* _Given problem_
Copy the lines below as they are; omit the images they contain.

* _Data shown_
>> BEGIN

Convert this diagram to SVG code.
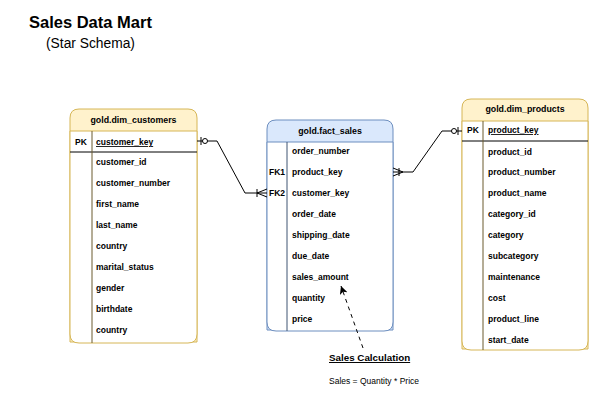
<svg xmlns="http://www.w3.org/2000/svg" width="603" height="410" viewBox="0 0 603 410">
<style>
text{font-family:"Liberation Sans",Arial,Helvetica,sans-serif;fill:#000}
.hd{font-size:8.8px;font-weight:bold;text-anchor:middle}
.f{font-size:8.5px;font-weight:bold}
.u{text-decoration:underline}
.dim{fill:#fff2cc;stroke:#d6b656;stroke-width:1}
.dimb{fill:#fff;stroke:#d6b656;stroke-width:1}
.fact{fill:#dae8fc;stroke:#6c8ebf;stroke-width:1}
.factb{fill:#fff;stroke:#6c8ebf;stroke-width:1}
.div{stroke:#6b5a2e;stroke-width:1}
.divf{stroke:#3f5473;stroke-width:1}
.pk{stroke:#000;stroke-width:1}
.c{fill:none;stroke:#000;stroke-width:1}
</style>
<defs>
<marker id="arr" markerWidth="10" markerHeight="10" refX="8" refY="4" orient="auto" markerUnits="userSpaceOnUse">
<path d="M0,0 L8,4 L0,8 L2,4 z" fill="#000"/>
</marker>
</defs>

<g id="title">
<text x="29" y="28" style="font-size:16.5px;font-weight:bold">Sales Data Mart</text>
<text x="46" y="48" style="font-size:13.8px">(Star Schema)</text>
</g>

<g id="dim_customers">
<path class="dim" d="M70,342 V118 Q70,109 79,109 H188 Q197,109 197,118 V342 Z"/>
<path class="dimb" d="M70,131 H197 V334 Q197,343 188,343 H79 Q70,343 70,334 Z"/>
<line class="pk" x1="70" y1="152" x2="197" y2="152"/>
<line class="div" x1="92" y1="131" x2="92" y2="343"/>
<text class="hd" x="133.5" y="123">gold.dim_customers</text>
<text class="f" x="75" y="145">PK</text>
<text class="f u" x="96" y="145">customer_key</text>
<text class="f" x="96" y="165">customer_id</text>
<text class="f" x="96" y="186">customer_number</text>
<text class="f" x="96" y="207">first_name</text>
<text class="f" x="96" y="228">last_name</text>
<text class="f" x="96" y="249">country</text>
<text class="f" x="96" y="270">marital_status</text>
<text class="f" x="96" y="291">gender</text>
<text class="f" x="96" y="312">birthdate</text>
<text class="f" x="96" y="333">country</text>
</g>

<g id="fact_sales">
<path class="fact" d="M267,330 V129 Q267,120 276,120 H384 Q393,120 393,129 V330 Z"/>
<path class="factb" d="M267,142 H393 V322 Q393,331 384,331 H276 Q267,331 267,322 Z"/>
<line class="divf" x1="287" y1="142" x2="287" y2="331"/>
<text class="hd" x="330" y="134">gold.fact_sales</text>
<text class="f" x="269" y="175">FK1</text>
<text class="f" x="269" y="196">FK2</text>
<text class="f" x="292" y="154">order_number</text>
<text class="f" x="292" y="175">product_key</text>
<text class="f" x="292" y="196">customer_key</text>
<text class="f" x="292" y="217">order_date</text>
<text class="f" x="292" y="238">shipping_date</text>
<text class="f" x="292" y="259">due_date</text>
<text class="f" x="292" y="280">sales_amount</text>
<text class="f" x="292" y="301">quantity</text>
<text class="f" x="292" y="322">price</text>
</g>

<g id="dim_products">
<path class="dim" d="M462,349 V108 Q462,99 471,99 H579 Q588,99 588,108 V349 Z"/>
<path class="dimb" d="M462,121 H588 V341 Q588,350 579,350 H471 Q462,350 462,341 Z"/>
<line class="pk" x1="462" y1="141" x2="588" y2="141"/>
<line class="div" x1="483" y1="121" x2="483" y2="350"/>
<text class="hd" x="525" y="112">gold.dim_products</text>
<text class="f" x="467" y="133">PK</text>
<text class="f u" x="488" y="133">product_key</text>
<text class="f" x="488" y="155">product_id</text>
<text class="f" x="488" y="175">product_number</text>
<text class="f" x="488" y="196">product_name</text>
<text class="f" x="488" y="217">category_id</text>
<text class="f" x="488" y="238">category</text>
<text class="f" x="488" y="259">subcategory</text>
<text class="f" x="488" y="280">maintenance</text>
<text class="f" x="488" y="301">cost</text>
<text class="f" x="488" y="322">product_line</text>
<text class="f" x="488" y="343">start_date</text>
</g>

<g id="connectors">
<path class="c" d="M197,141 H217 L245,193 H267"/>
<line class="c" x1="201" y1="137" x2="201" y2="145"/>
<circle cx="205" cy="141" r="2.5" fill="#fff" stroke="#000"/>
<path class="c" d="M257,193 L267,189 M257,193 L267,197 M257,189 V197"/>
<path class="c" d="M393,172 H413 L442,131 H462"/>
<line class="c" x1="458" y1="127" x2="458" y2="135"/>
<circle cx="454" cy="131" r="2.5" fill="#fff" stroke="#000"/>
<path class="c" d="M403,172 L393,168 M403,172 L393,176 M399,168 V176"/>
<path class="c" d="M363,348 L341,286" stroke-dasharray="4 4" marker-end="url(#arr)"/>
</g>

<g id="note">
<text x="329" y="361" style="font-size:9.8px;font-weight:bold;text-decoration:underline">Sales Calculation</text>
<text x="329" y="384" style="font-size:8.5px">Sales = Quantity * Price</text>
</g>
</svg>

>> END

* _Task answer_
Convert this diagram to SVG code.
<svg xmlns="http://www.w3.org/2000/svg" width="603" height="410" viewBox="0 0 603 410">
<style>
text{font-family:"Liberation Sans",Arial,Helvetica,sans-serif;fill:#000}
.hd{font-size:8.8px;font-weight:bold;text-anchor:middle}
.f{font-size:8.5px;font-weight:bold}
.u{text-decoration:underline}
.dim{fill:#fff2cc;stroke:#d6b656;stroke-width:1}
.dimb{fill:#fff;stroke:#d6b656;stroke-width:1}
.fact{fill:#dae8fc;stroke:#6c8ebf;stroke-width:1}
.factb{fill:#fff;stroke:#6c8ebf;stroke-width:1}
.div{stroke:#6b5a2e;stroke-width:1}
.divf{stroke:#3f5473;stroke-width:1}
.pk{stroke:#000;stroke-width:1}
.c{fill:none;stroke:#000;stroke-width:1}
</style>
<defs>
<marker id="arr" markerWidth="10" markerHeight="10" refX="8" refY="4" orient="auto" markerUnits="userSpaceOnUse">
<path d="M0,0 L8,4 L0,8 L2,4 z" fill="#000"/>
</marker>
</defs>

<g id="title">
<text x="29" y="28" style="font-size:16.5px;font-weight:bold">Sales Data Mart</text>
<text x="46" y="48" style="font-size:13.8px">(Star Schema)</text>
</g>

<g id="dim_customers">
<path class="dim" d="M70,342 V118 Q70,109 79,109 H188 Q197,109 197,118 V342 Z"/>
<path class="dimb" d="M70,131 H197 V334 Q197,343 188,343 H79 Q70,343 70,334 Z"/>
<line class="pk" x1="70" y1="152" x2="197" y2="152"/>
<line class="div" x1="92" y1="131" x2="92" y2="343"/>
<text class="hd" x="133.5" y="123">gold.dim_customers</text>
<text class="f" x="75" y="145">PK</text>
<text class="f u" x="96" y="145">customer_key</text>
<text class="f" x="96" y="165">customer_id</text>
<text class="f" x="96" y="186">customer_number</text>
<text class="f" x="96" y="207">first_name</text>
<text class="f" x="96" y="228">last_name</text>
<text class="f" x="96" y="249">country</text>
<text class="f" x="96" y="270">marital_status</text>
<text class="f" x="96" y="291">gender</text>
<text class="f" x="96" y="312">birthdate</text>
<text class="f" x="96" y="333">country</text>
</g>

<g id="fact_sales">
<path class="fact" d="M267,330 V129 Q267,120 276,120 H384 Q393,120 393,129 V330 Z"/>
<path class="factb" d="M267,142 H393 V322 Q393,331 384,331 H276 Q267,331 267,322 Z"/>
<line class="divf" x1="287" y1="142" x2="287" y2="331"/>
<text class="hd" x="330" y="134">gold.fact_sales</text>
<text class="f" x="269" y="175">FK1</text>
<text class="f" x="269" y="196">FK2</text>
<text class="f" x="292" y="154">order_number</text>
<text class="f" x="292" y="175">product_key</text>
<text class="f" x="292" y="196">customer_key</text>
<text class="f" x="292" y="217">order_date</text>
<text class="f" x="292" y="238">shipping_date</text>
<text class="f" x="292" y="259">due_date</text>
<text class="f" x="292" y="280">sales_amount</text>
<text class="f" x="292" y="301">quantity</text>
<text class="f" x="292" y="322">price</text>
</g>

<g id="dim_products">
<path class="dim" d="M462,349 V108 Q462,99 471,99 H579 Q588,99 588,108 V349 Z"/>
<path class="dimb" d="M462,121 H588 V341 Q588,350 579,350 H471 Q462,350 462,341 Z"/>
<line class="pk" x1="462" y1="141" x2="588" y2="141"/>
<line class="div" x1="483" y1="121" x2="483" y2="350"/>
<text class="hd" x="525" y="112">gold.dim_products</text>
<text class="f" x="467" y="133">PK</text>
<text class="f u" x="488" y="133">product_key</text>
<text class="f" x="488" y="155">product_id</text>
<text class="f" x="488" y="175">product_number</text>
<text class="f" x="488" y="196">product_name</text>
<text class="f" x="488" y="217">category_id</text>
<text class="f" x="488" y="238">category</text>
<text class="f" x="488" y="259">subcategory</text>
<text class="f" x="488" y="280">maintenance</text>
<text class="f" x="488" y="301">cost</text>
<text class="f" x="488" y="322">product_line</text>
<text class="f" x="488" y="343">start_date</text>
</g>

<g id="connectors">
<path class="c" d="M197,141 H217 L245,193 H267"/>
<line class="c" x1="201" y1="137" x2="201" y2="145"/>
<circle cx="205" cy="141" r="2.5" fill="#fff" stroke="#000"/>
<path class="c" d="M257,193 L267,189 M257,193 L267,197 M257,189 V197"/>
<path class="c" d="M393,172 H413 L442,131 H462"/>
<line class="c" x1="458" y1="127" x2="458" y2="135"/>
<circle cx="454" cy="131" r="2.5" fill="#fff" stroke="#000"/>
<path class="c" d="M403,172 L393,168 M403,172 L393,176 M399,168 V176"/>
<path class="c" d="M363,348 L341,286" stroke-dasharray="4 4" marker-end="url(#arr)"/>
</g>

<g id="note">
<text x="329" y="361" style="font-size:9.8px;font-weight:bold;text-decoration:underline">Sales Calculation</text>
<text x="329" y="384" style="font-size:8.5px">Sales = Quantity * Price</text>
</g>
</svg>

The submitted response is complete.